Integration with a load bank enables automatic filter regeneration, even when the engine load is too low for passive regeneration.
Multiple engines can share one load bank, and filter only regenerates when necessary, resulting in low capital and operating costs.
Johnson Matthey has launched an innovative automatically regenerating ActivDPFTM diesel particulate filter (DPF) system for stationary diesel engines. The technology gives facility operators and engineers peace of mind that their emergency generators are able to deliver clean energy whenever needed, without depending on a filter monitoring system. Now, the ActivDPF system automatically performs that function, while simultaneously exercising the engine.
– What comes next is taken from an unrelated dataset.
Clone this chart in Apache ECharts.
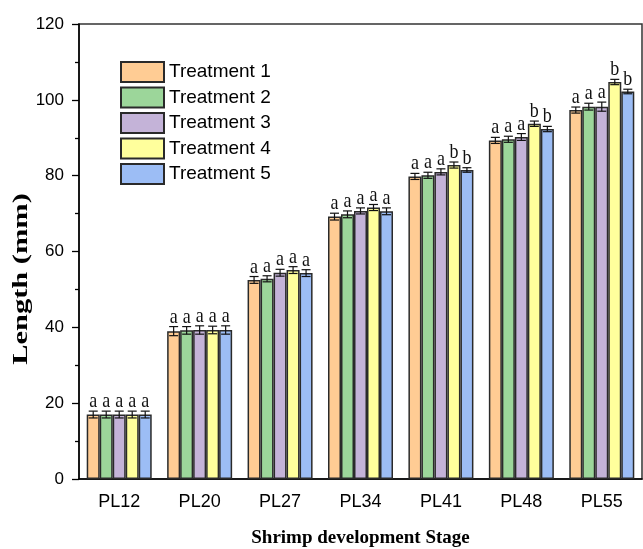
<!DOCTYPE html>
<html>
<head>
<meta charset="utf-8">
<script src="https://cdn.jsdelivr.net/npm/echarts@6/dist/echarts.min.js"></script>
<style>
  html, body { margin: 0; background: #fff; }
  #main { width: 643px; height: 549px; }
</style>
</head>
<body>
<div id="main"></div>
<script>
const stages = ['PL12', 'PL20', 'PL27', 'PL34', 'PL41', 'PL48', 'PL55']
const treatments = ['Treatment 1', 'Treatment 2', 'Treatment 3', 'Treatment 4', 'Treatment 5']

// mean length (mm)
const t1 = [17.0, 39.0, 52.5, 69.2, 79.8, 89.3, 97.3]
const t2 = [17.0, 39.2, 52.8, 69.8, 80.1, 89.6, 98.2]
const t3 = [17.0, 39.3, 54.4, 70.7, 81.0, 90.2, 98.2]
const t4 = [17.0, 39.3, 55.1, 71.6, 82.8, 93.7, 104.7]
const t5 = [17.0, 39.3, 54.3, 70.6, 81.5, 92.3, 102.2]

// error (+/-)
const e1 = [0.9, 1.2, 0.9, 0.9, 0.8, 0.8, 0.8]
const e2 = [0.9, 1.0, 0.8, 0.9, 0.8, 0.8, 0.9]
const e3 = [0.9, 1.1, 0.9, 0.8, 0.8, 0.9, 1.2]
const e4 = [0.9, 1.0, 0.9, 0.8, 0.8, 0.7, 0.7]
const e5 = [0.9, 1.1, 0.9, 0.9, 0.6, 0.7, 0.6]

// significance letters
const l1 = ['a', 'a', 'a', 'a', 'a', 'a', 'a']
const l2 = ['a', 'a', 'a', 'a', 'a', 'a', 'a']
const l3 = ['a', 'a', 'a', 'a', 'a', 'a', 'a']
const l4 = ['a', 'a', 'a', 'a', 'b', 'b', 'b']
const l5 = ['a', 'a', 'a', 'a', 'b', 'b', 'b']

const yTicks = [0, 20, 40, 60, 80, 100, 120]

const colors = ['#FFCC94', '#9CD69A', '#C4B3D8', '#FFFF9C', '#9CBDF5']
const means = [t1, t2, t3, t4, t5]
const errs = [e1, e2, e3, e4, e5]
const letters = [l1, l2, l3, l4, l5]
const BAR_W = 13

const errData = []
means.forEach((arr, s) => {
  arr.forEach((v, c) => errData.push([c, s, v, errs[s][c]]))
})

const series = treatments.map((name, s) => ({
  name: name,
  type: 'bar',
  data: means[s],
  barWidth: BAR_W,
  barGap: '0%',
  itemStyle: { color: colors[s], borderColor: '#2a2a2a', borderWidth: 1.5 }
}))

series.push({
  name: 'err',
  type: 'custom',
  data: errData,
  encode: { x: 0, y: 2 },
  z: 5,
  renderItem(params, api) {
    const cat = api.value(0)
    const s = api.value(1)
    const v = api.value(2)
    const e = api.value(3)
    const c = api.coord([cat, v])
    const x = c[0] + (s - 2) * BAR_W
    const top = api.coord([cat, v + e])[1]
    const bot = api.coord([cat, v - e])[1]
    const st = { stroke: '#111', lineWidth: 1.2 }
    return {
      type: 'group',
      children: [
        { type: 'line', shape: { x1: x, y1: top, x2: x, y2: bot }, style: st },
        { type: 'line', shape: { x1: x - 4.5, y1: top, x2: x + 4.5, y2: top }, style: st },
        { type: 'line', shape: { x1: x - 4.5, y1: bot, x2: x + 4.5, y2: bot }, style: st },
        {
          type: 'text',
          x: x,
          y: top + 1,
          scaleY: 1.15,
          style: {
            text: letters[s][cat],
            font: '18px "Liberation Serif"',
            align: 'center',
            verticalAlign: 'bottom',
            fill: '#111'
          }
        }
      ]
    }
  }
})

var myChart = echarts.init(document.getElementById('main'))
myChart.setOption({
  animation: false,
  backgroundColor: '#fff',
  grid: {
    left: 79, right: 1, top: 24, bottom: 70,
    outerBoundsMode: 'none',
    show: true, borderColor: '#333', borderWidth: 1.5
  },
  legend: {
    data: treatments,
    orient: 'vertical',
    left: 115,
    top: 56,
    itemWidth: 43,
    itemHeight: 20,
    itemGap: 3.5,
    icon: 'rect',
    textStyle: { fontFamily: 'Liberation Sans', fontSize: 19, color: '#000', lineHeight: 20 }
  },
  graphic: [{
    type: 'text',
    x: 22,
    y: 279,
    rotation: Math.PI / 2,
    scaleX: 1.45,
    style: {
      text: 'Length (mm)',
      font: 'bold 21px "Liberation Serif"',
      align: 'center',
      verticalAlign: 'middle',
      fill: '#000'
    }
  }],
  xAxis: [{
    type: 'category',
    data: stages,
    name: 'Shrimp development Stage',
    nameLocation: 'middle',
    nameGap: 50,
    nameTextStyle: { fontFamily: 'Liberation Serif', fontWeight: 'bold', fontSize: 19, color: '#000' },
    axisLine: { lineStyle: { color: '#000', width: 1.5 } },
    axisTick: { alignWithLabel: true, length: 7, lineStyle: { color: '#000', width: 1.3 } },
    axisLabel: { fontFamily: 'Liberation Sans', fontSize: 18, color: '#000', margin: 14 }
  }, {
    type: 'category',
    data: stages,
    position: 'bottom',
    axisLine: { show: false },
    axisTick: { length: 4, lineStyle: { color: '#000', width: 1.3 } },
    axisLabel: { show: false }
  }],
  yAxis: {
    type: 'value',
    min: yTicks[0],
    max: yTicks[yTicks.length - 1],
    interval: 20,
    splitLine: { show: false },
    axisLine: { show: true, lineStyle: { color: '#000', width: 1.5 } },
    axisTick: { show: true, length: 7, lineStyle: { color: '#000', width: 1.3 } },
    minorTick: { show: true, splitNumber: 2, length: 4, lineStyle: { color: '#000', width: 1.3 } },
    axisLabel: { fontFamily: 'Liberation Sans', fontSize: 17, color: '#000', margin: 15 }
  },
  series: series
})
</script>
</body>
</html>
The ActivDPF system integrates Johnson Matthey’s patented Continuously Regenerating Trap (CRT®) technology with a load bank, for an even more versatile and reliable product. The CRT combines a DPF that traps up to 99% of harmful particulate matter from diesel exhaust with a catalyst that reduces carbon monoxide and hydrocarbons. The load bank enables automatic filter regeneration, even when the engine load is too low for passive regeneration. And periodic use of the load bank exercises the engine for better engine maintenance and power reliability.
Bob Bono, Sales Manager for Johnson Matthey said: “The ActivDPF system is a step change in the way industrial, manufacturing and other facility operators think about their emergency generation systems and emissions control strategies. With automatic regeneration, they can be confident the system will generate clean energy at the times they need it most.
“By using a single load bank across multiple engines they can see this benefit while achieving lower capital costs, and because the load bank controller automatically adjusts engine operation to generate load only when regeneration is required very little fuel is consumed, minimising operating costs.”